I realise this is a Solarwinds forum, but I do value the opinions of the members. For example if people moved away from nagios to orion or another tool and why.


 BTW one of the other tools i have been looking into are the HP NMS suites.


 


Regard


 


Miron

  • ok, seems that i would be the first one.


    first i must say, that we have both tools running in our company. for my person i prefer solarwinds, 


    cause its easier to handle in real a windows environment. and i must say yes, i like unix systems more then windows but in this case i would use cacti instead of nagios.


    however, the solwarwinds community is stable emoticons_happy.png and have in most cases good solutions for problems. the solarwinds staff is endeavored to help where they can.


    the best for u that u can do, is to test all the software out there and to find your prefernce, in case of installing, handling and look and feel.


    yours
    otto


     


     


     


  • I have used both, nagios in a previous position and solarwinds at my current position.  Nagios is great for flexibility of configuration, but that comes at a price.  It is much harder to manage a nagios server than solarwinds, because all of the configuration is done through text files.  Plus management likes to know that anyone who steps into the management can follow instructions, understand a system, and use it as needed. 

     Solarwinds main advantage is simplicity IMO.  It is easy to setup, configure, change.  It also collects performance data easily, which I could not say about nagios.  We used a plugin for performance data called perfparse, but that is a bear to configure.  If you used nagios for alerting/status and then cacti for performance data, you may be on to something.  But then you are managing two totally different systems, under different datastores.  Nagios and cacti work the best if you use the systems to collect the data and create the graphs, but customize the web frontend for your needs.  There are some GUI configuration tools for Nagios, but in my experience you sacrifice the flexibility that makes nagios strong in the first place. 

     
     

  • Hi,


     Thanks for the response, pretty much what I expected:-)


  • Miron,

    The question that needs to be asked is "who is the audience for the tool"?. For example, if a remote site goes down, is your helpdesk expected to first call them and verfiy power and equipment?

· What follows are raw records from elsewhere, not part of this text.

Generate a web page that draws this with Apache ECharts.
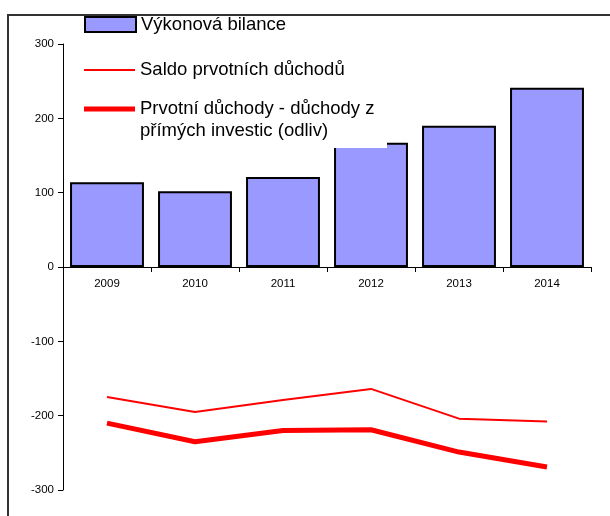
<!DOCTYPE html>
<html>
<head>
<meta charset="utf-8">
<script src="https://cdn.jsdelivr.net/npm/echarts@6/dist/echarts.min.js"></script>
<style>
  html, body { margin: 0; padding: 0; background: #fff; }
  #chart { width: 610px; height: 516px; }
</style>
</head>
<body>
<div id="chart"></div>
<script>
var years = ["2009", "2010", "2011", "2012", "2013", "2014"];
var vykonova = [114, 102, 121, 167, 190, 241];
var saldo = [-175, -195, -179, -164, -204, -208];
var prime = [-210, -235, -220, -219, -249, -269];
var yTicks = { min: -300, max: 300, step: 100 };

var nameBar = "Výkonová bilance";
var nameSaldo = "Saldo prvotních důchodů";
var namePrime = "Prvotní důchody - důchody z\npřímých investic (odliv)";

var font = "Liberation Sans, Arial, sans-serif";
var chart = echarts.init(document.getElementById("chart"));

function legendAt(name, top, h, fmt) {
  return {
    show: true,
    left: 84,
    top: top,
    padding: 0,
    orient: "vertical",
    icon: "rect",
    itemWidth: 51,
    itemHeight: h,
    selectedMode: false,
    formatter: fmt,
    data: [name],
    textStyle: { fontFamily: font, fontSize: 18.5, color: "#000", lineHeight: 22 }
  };
}

chart.setOption({
  backgroundColor: "#fff",
  animation: false,
  graphic: [
    {
      type: "rect",
      z: 1,
      shape: { x: 8, y: 15, width: 700, height: 600 },
      style: { fill: "none", stroke: "#333", lineWidth: 2 }
    },
    {
      // white box behind the legend, it hides the top of the 2012 bar
      type: "rect",
      z: 3,
      shape: { x: 66, y: 17, width: 321, height: 131 },
      style: { fill: "#fff" }
    }
  ],
  legend: [
    legendAt(nameBar, 13.5, 15),
    legendAt(nameSaldo, 59, 2),
    legendAt(namePrime, 76, 5, function (n) { return "\n" + n; })
  ],
  grid: { left: 63, right: 19, top: 44, bottom: 26 },
  xAxis: {
    type: "category",
    data: years,
    offset: -223,
    axisLine: { onZero: false, lineStyle: { color: "#000", width: 1 } },
    axisTick: { show: true, length: 5, lineStyle: { color: "#000" } },
    axisLabel: { color: "#000", fontFamily: font, fontSize: 11.5, margin: 11 },
    splitLine: { show: false }
  },
  yAxis: {
    type: "value",
    min: yTicks.min,
    max: yTicks.max,
    interval: yTicks.step,
    axisLine: { show: true, lineStyle: { color: "#000", width: 1 } },
    axisTick: { show: true, length: 5, lineStyle: { color: "#000" } },
    axisLabel: { color: "#000", fontFamily: font, fontSize: 11.5, margin: 9 },
    splitLine: { show: false }
  },
  series: [
    {
      name: nameBar,
      type: "bar",
      data: vykonova,
      barCategoryGap: "16%",
      itemStyle: { color: "#9999ff", borderColor: "#000", borderWidth: 2 }
    },
    {
      name: nameSaldo,
      type: "line",
      data: saldo,
      symbol: "none",
      lineStyle: { color: "#ff0000", width: 2 },
      itemStyle: { color: "#ff0000" }
    },
    {
      name: namePrime,
      type: "line",
      data: prime,
      symbol: "none",
      lineStyle: { color: "#ff0000", width: 5 },
      itemStyle: { color: "#ff0000" }
    }
  ]
});
</script>
</body>
</html>
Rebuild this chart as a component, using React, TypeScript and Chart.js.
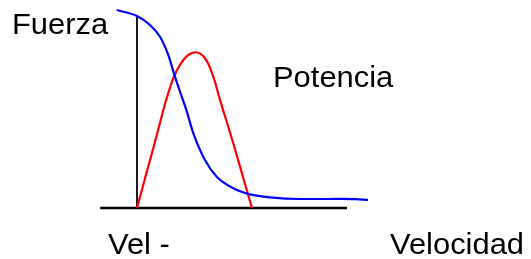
import React, { useEffect, useRef } from "react";
import Chart from "chart.js/auto";

// Fuerza (blue) curve: velocity vs force
const forceVelocity = [-1.77, 0, 1.13, 2.0, 2.72, 3.3, 3.89, 4.26, 4.9, 5.91, 6.93, 8.37, 9.83, 11.57, 14.17, 16.5, 17.9, 19.0, 20.09];
const forceValues = [10.31, 10.0, 9.53, 8.92, 7.97, 6.84, 5.8, 5.16, 3.89, 2.5, 1.63, 1.03, 0.71, 0.55, 0.47, 0.47, 0.48, 0.46, 0.42];

// Potencia (red) curve: velocity vs power
const powerVelocity = [0, 1.5, 3.0, 4.03, 5.04, 5.91, 6.63, 7.22, 8.37, 9.54, 10.0];
const powerValues = [0, 3.3, 6.5, 7.71, 8.11, 7.8, 6.84, 5.63, 3.37, 0.94, 0];

// Axis lines
const hAxisVelocity = [-3.2, 18.26];
const hAxisValues = [0, 0];
const vAxisVelocity = [0, 0];
const vAxisValues = [0, 10.0];

const labels = [
  { text: "Fuerza", left: 12, top: 9.1 },
  { text: "Potencia", left: 273, top: 62.1 },
  { text: "Vel -", left: 108, top: 228.6 },
  { text: "Velocidad", left: 390, top: 228.6 },
];

function pts(xs: number[], ys: number[]) {
  return xs.map((x, i) => ({ x, y: ys[i] }));
}

export default function App() {
  const ref = useRef<HTMLCanvasElement | null>(null);
  useEffect(() => {
    if (!ref.current) return;
    const chart = new Chart(ref.current, {
      type: "scatter",
      data: {
        datasets: [
          {
            data: pts(forceVelocity, forceValues),
            borderColor: "#0000FF",
            borderWidth: 2.2,
            showLine: true,
            pointRadius: 0,
            cubicInterpolationMode: "monotone",
            clip: false,
          } as any,
          {
            data: pts(powerVelocity, powerValues),
            borderColor: "#FF0000",
            borderWidth: 2.2,
            showLine: true,
            pointRadius: 0,
            tension: 0.4,
            clip: false,
          } as any,
          {
            data: pts(vAxisVelocity, vAxisValues),
            borderColor: "#1a1a1a",
            borderWidth: 2,
            showLine: true,
            pointRadius: 0,
            clip: false,
          } as any,
          {
            data: pts(hAxisVelocity, hAxisValues),
            borderColor: "#000000",
            borderWidth: 2.5,
            showLine: true,
            pointRadius: 0,
            clip: false,
          } as any,
        ],
      },
      options: {
        animation: false,
        responsive: true,
        maintainAspectRatio: false,
        layout: { padding: { left: 91, right: 152.5, top: 6.4, bottom: 51 } },
        plugins: { legend: { display: false }, tooltip: { enabled: false } },
        scales: {
          x: { type: "linear", min: -4, max: 21, display: false },
          y: { type: "linear", min: 0, max: 10.5, display: false },
        },
      },
    });
    return () => chart.destroy();
  }, []);

  return (
    <div style={{ position: "absolute", left: 0, top: 0, width: 531, height: 259, background: "#fff" }}>
      <canvas ref={ref} />
      {labels.map((l) => (
        <span
          key={l.text}
          style={{
            position: "absolute",
            left: l.left,
            top: l.top,
            fontFamily: "'Liberation Sans', Arial, sans-serif",
            fontSize: 30,
            lineHeight: "30px",
            color: "#000",
            whiteSpace: "nowrap",
            transform: "scaleX(1.03)",
            transformOrigin: "left top",
          }}
        >
          {l.text}
        </span>
      ))}
    </div>
  );
}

How about management, will they want to see it?

    Solarwinds has by leaps and bounds the best visual interface for seeing network status for most I.T. folks. The helpdesk loves it. The management love it. My boss loves it. Even managers at remote sites love it.

    We keep all the real geeky tools under covers - only accessible by the geeks.

    As far as HP NMS goes, I've personally seen three HP NMS installations turn into dustpiles after Orion was brought on the scene. Consider this:

    • An full-blown installed Orion system is under 50K. Most installed HP NMS installation are 500K
    • Sure the HP NMS does more (for the extra 450K it should) but how much of that is useful day-to-day? Worth $450,000.00 ??
    • You need training to administer an HP NMS - and a lot of time and/or consultants. For Orion you need to read the manual, or there's a short class. - That's 100K per year saved (one body)
    • How friendly is the interface? - Orion wins hands down
    • How useful is the interface? - Once again , Orion wins hand down
    • Risk - HP NMS takes a suitcase of cash to implement. IMHO if you want HP NMS, you should first run Orion for a year, then re-think it.

    Often it's as easy as this - download the trial and the add-ins. Set it up. Show the WWW interface to your boss, the helpdesk manager, the CIO, and the CFO (if you can). They'll use it, understand it, and ask meaningful questions on the data they see.

    My bet is they will not want to see it "go away". 

    Don 


     

  • I currently have both running in my environment.  Nagios is used for service monitoring pretty much.  There are plug ins that will do syntehtic web transactions, which we have setup.  I mention that because you said you werent sure.  Orion can not do this.


    The administrative overhead of nagios is terrible.  I would not implement it unless you were dedicated to just NMS.  You can also check out Zenoss which is another product like nagios.  Its almost like a hybrid of nagios and Cacti, and its all web based (linux). 


    In the end, I have never found a product better than Orion in the area that Orion specializes in.  I have been working for over the last year demoing different products and trying to find a product that does application monitoring (SQL, exchange, WMI, services) as well as regular SNMP but none of them stack up to Orion in the SNMP area.  The day that Orion can finally have a WMI/service monitoring package, my search may very well end. 



  •   The day that Orion can finally have a WMI/service monitoring package, my search may very well end. 

     

    coming fairly soon...


     

  • Ya, I have been keeping up on the posts.  I signed up for the beta list during the summer but never heard anything about it.  Now I am just waiting...

  •  you will be contacted shortly...

  • I can tell you that we have found Orion to be one of the best values for the money. What impressed us the most was the fact that once Orion was set up devices put in, it behaved. It does not change settings nor does it try to "redraw" maps based on discovery. We do not enable auto-discovery. We disabled it on a well known Suite of nnm type software and that software would re-enable it without intervention.


     While Orion is not perfect and some of its modules have not matured as yet, it is a good product.


    We feel that elegant simplicity is the better way to go. Complex systems tend to require billets that are dedicated to maintenance. Our take on that is it is a waste of talent if the software won't behave or do what we want consistantly.


    Just some thoughts and input. I am not trying to trumpet the product or wave a magic wand.


    Mark 


  • Hi,


     thanks to all who have responded and I should have thanked you sooner. I currently run Solarwinds Orion monitoring about a 1000 nodes(network only) - and find it extremely easy to use. In every release I see the product getting better and the guys in solarwinds are doing well. Obviously us customers are always demanding more and trying to get it to do what other products can do but that is life.


     An answer to Dons question about who the audience are  is helpdesk , management and technical staff. Basically the requirement is to have a simple interface that can be used by helpdesk and non technical out of hours management for being notified about interruption to services. The services need to be defined by all the dependancies ie, applications/servers/networking so that if a service is showing as down the out of hours support is able to intelligently direct the support call to the team that is responsible for the area.


     IE: If email service depends on 6 servers, 12 application/process, 6 network devices and something in the chain is unavailable the technical resource is dispatched effectively.


    The also dont want to have to log into multiple systems or interface.


     :-) one day im sure solarwinds will be able to do it all. Unless I can find some clever way to integrate our current nagious that monitors the servers and parts of services into the solarwinds User Interface.